What to do with the data my boss gave me?
A classification model is using data’s similarities to map data into a specific labelled class. A clustering model involves grouping data with respect to their similarities. Clustering algorithms are mainly linear and nonlinear while classification consists of more algorithmic tools such as linear classifiers, neural networks, Kernel estimation, decision trees, XGBoost, and support vector machines.
A regression model is obtained from finding the association between the input x and output data y. A association rule is finding the association between individual items x in respect to the customers y. Estimated regression equation, in statistics, an equation constructed to model the relationship between dependent and independent variables. An association rule has two parts: an antecedent (if) and a consequent (then). An antecedent is an item found within the data. A consequent is an item found in combination with the antecedent.
When we know the label of the data, we can use the data and supervised learning to build predictive model to predict the properties of the new data coming in without labels.
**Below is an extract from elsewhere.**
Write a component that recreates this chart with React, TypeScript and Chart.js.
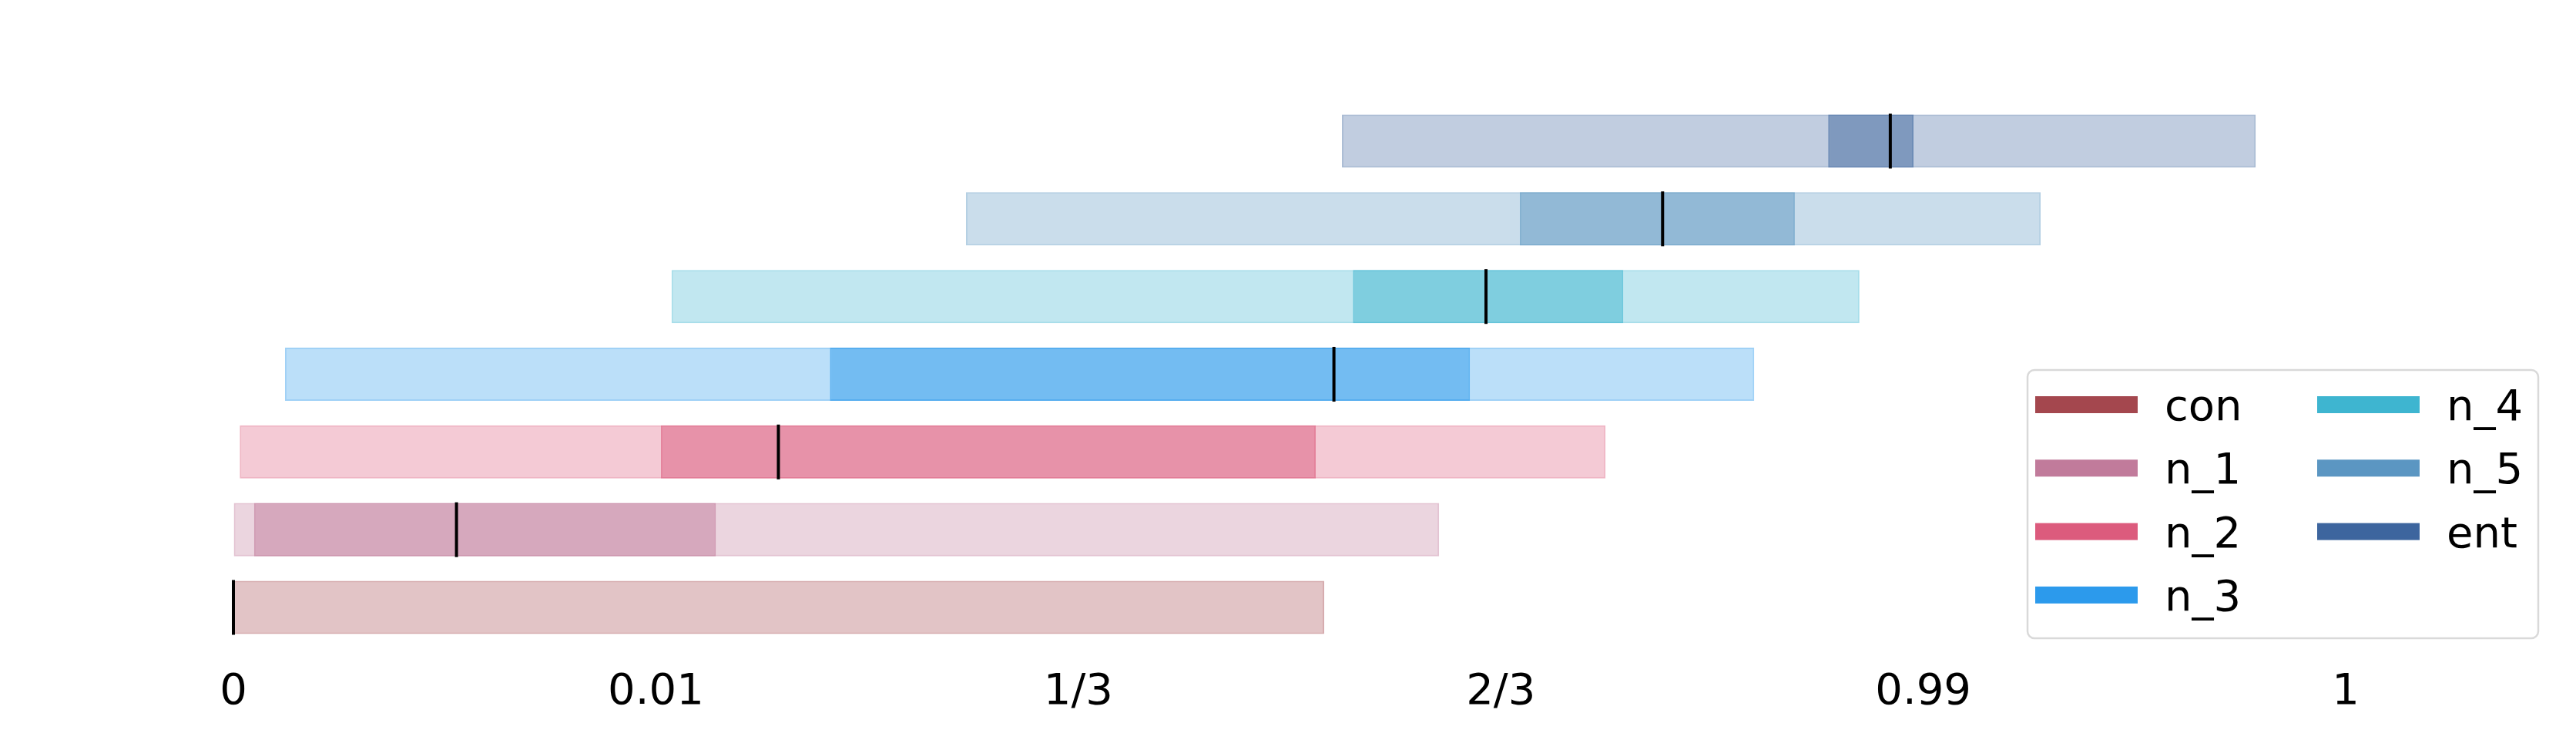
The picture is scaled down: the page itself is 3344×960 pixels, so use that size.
import { useEffect, useRef } from "react";
import { Chart, registerables } from "chart.js";

Chart.register(...registerables);

const categories = ["con", "n_1", "n_2", "n_3", "n_4", "n_5", "ent"];
const colors = ["#A4474E", "#C17B9B", "#DC5B7D", "#2C9AEC", "#3EB5D0", "#5B96C2", "#3D659E"];
const rangeLow = [0, 0.001, 0.015, 0.122, 1.037, 1.734, 2.624];
const rangeHigh = [2.582, 2.854, 3.248, 3.6, 3.849, 4.278, 4.787];
const iqrLow = [null, 0.049, 1.012, 1.412, 2.65, 3.045, 3.775];
const iqrHigh = [null, 1.142, 2.562, 2.927, 3.29, 3.696, 3.977];
const medians = [0, 0.528, 1.29, 2.605, 2.965, 3.383, 3.922];
const tickValues = [0, 1, 2, 3, 4, 5];
const tickLabels = ["0", "0.01", "1/3", "2/3", "0.99", "1"];

const FONT = "'DejaVu Sans', sans-serif";

function rgba(hex: string, a: number) {
  const n = parseInt(hex.slice(1), 16);
  return `rgba(${(n >> 16) & 255},${(n >> 8) & 255},${n & 255},${a})`;
}

const medianPlugin = {
  id: "medianLines",
  afterDatasetsDraw(chart: any) {
    const ctx = chart.ctx;
    const xs = chart.scales.x;
    const ys = chart.scales.y;
    const meta = chart.getDatasetMeta(0);
    ctx.save();
    ctx.strokeStyle = "#000";
    ctx.lineWidth = 4;
    medians.forEach((m, i) => {
      const el: any = meta.data[i];
      const h = el ? el.height : 68;
      const x = xs.getPixelForValue(m);
      const y = ys.getPixelForValue(i);
      ctx.beginPath();
      ctx.moveTo(x, y - h / 2 - 1);
      ctx.lineTo(x, y + h / 2 + 1);
      ctx.stroke();
    });
    ctx.restore();
  },
};

const legendPlugin = {
  id: "customLegend",
  afterDraw(chart: any) {
    const ctx = chart.ctx;
    ctx.save();
    const bx = 2632, by = 480, bw = 663, bh = 348, r = 9;
    ctx.beginPath();
    ctx.moveTo(bx + r, by);
    ctx.arcTo(bx + bw, by, bx + bw, by + bh, r);
    ctx.arcTo(bx + bw, by + bh, bx, by + bh, r);
    ctx.arcTo(bx, by + bh, bx, by, r);
    ctx.arcTo(bx, by, bx + bw, by, r);
    ctx.closePath();
    ctx.fillStyle = "rgba(255,255,255,0.85)";
    ctx.fill();
    ctx.strokeStyle = "#d9d9d9";
    ctx.lineWidth = 2.5;
    ctx.stroke();
    ctx.font = `56px ${FONT}`;
    ctx.textBaseline = "alphabetic";
    ctx.textAlign = "left";
    categories.forEach((c, i) => {
      const col = i < 4 ? 0 : 1;
      const row = i < 4 ? i : i - 4;
      const sx = 2642 + col * 366;
      const cy = 525 + row * 82.3;
      ctx.fillStyle = colors[i];
      ctx.fillRect(sx, cy - 11, 133, 22);
      ctx.fillStyle = "#000";
      ctx.fillText(c, sx + 168, cy + 20);
    });
    ctx.restore();
  },
};

export default function App() {
  const ref = useRef<HTMLCanvasElement | null>(null);
  useEffect(() => {
    if (!ref.current) return;
    const chart = new Chart(ref.current, {
      type: "bar",
      data: {
        labels: categories,
        datasets: [
          {
            label: "range",
            data: categories.map((_, i) => [rangeLow[i], rangeHigh[i]]) as any,
            backgroundColor: colors.map((c) => rgba(c, 0.32)),
            borderColor: colors.map((c) => rgba(c, 0.45)),
            borderWidth: 2,
            borderSkipped: false,
            grouped: false,
            barPercentage: 0.685,
            categoryPercentage: 1,
            order: 2,
          },
          {
            label: "iqr",
            data: categories.map((_, i) =>
              iqrLow[i] === null ? null : [iqrLow[i], iqrHigh[i]]
            ) as any,
            backgroundColor: colors.map((c) => rgba(c, 0.5)),
            borderColor: colors.map((c) => rgba(c, 0.62)),
            borderWidth: 2,
            borderSkipped: false,
            grouped: false,
            barPercentage: 0.685,
            categoryPercentage: 1,
            order: 1,
          },
        ],
      },
      options: {
        indexAxis: "y",
        responsive: false,
        animation: false,
        layout: { padding: { top: 132.6, left: 138.5, right: 79.6, bottom: 2.4 } },
        plugins: { legend: { display: false }, tooltip: { enabled: false } },
        scales: {
          x: {
            type: "linear",
            min: -0.3,
            max: 5.4,
            grid: { display: false, drawTicks: false },
            border: { display: false },
            afterBuildTicks: (scale: any) => {
              scale.ticks = tickValues.map((v) => ({ value: v }));
            },
            ticks: {
              autoSkip: false,
              maxRotation: 0,
              padding: 26,
              color: "#000",
              font: { family: FONT, size: 56 },
              callback: (v: any) => {
                const idx = tickValues.indexOf(Number(v));
                return idx >= 0 ? tickLabels[idx] : "";
              },
            },
          },
          y: {
            type: "category",
            reverse: true,
            display: false,
            grid: { display: false },
          },
        },
      },
      plugins: [medianPlugin, legendPlugin],
    });
    return () => chart.destroy();
  }, []);
  return (
    <div style={{ position: "absolute", left: 0, top: 0, width: 3344, height: 960, background: "#fff" }}>
      <canvas ref={ref} width={3344} height={960} style={{ width: 3344, height: 960, display: "block" }} />
    </div>
  );
}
And the typical way is building a classifier or a regressor. When just data without any labels, we use the unsupervised learning method to either clustering the data into various groups or using association rule to analyze the relationship between various data. The measure of a regression model is the bias and variance. The strength of a given association rule is measured by two main parameters: support and confidence.
Machine learning model, deep learning model, transformer can be used to build classifier. Deep learning neural networks are an example of an algorithm that natively supports multi-output regression problems. Neural network models for multi-output regression tasks can be easily defined and evaluated using the Keras deep learning library. There are deep learning approaches for discovering kernels tailored to identifying clusters over sample data. Those neural network produces sample embeddings that are motivated by and are at least as expressive as spectral clustering. Association rules analysis is a technique to uncover how items are associated to each other and PyCaret is a simple way to understand it.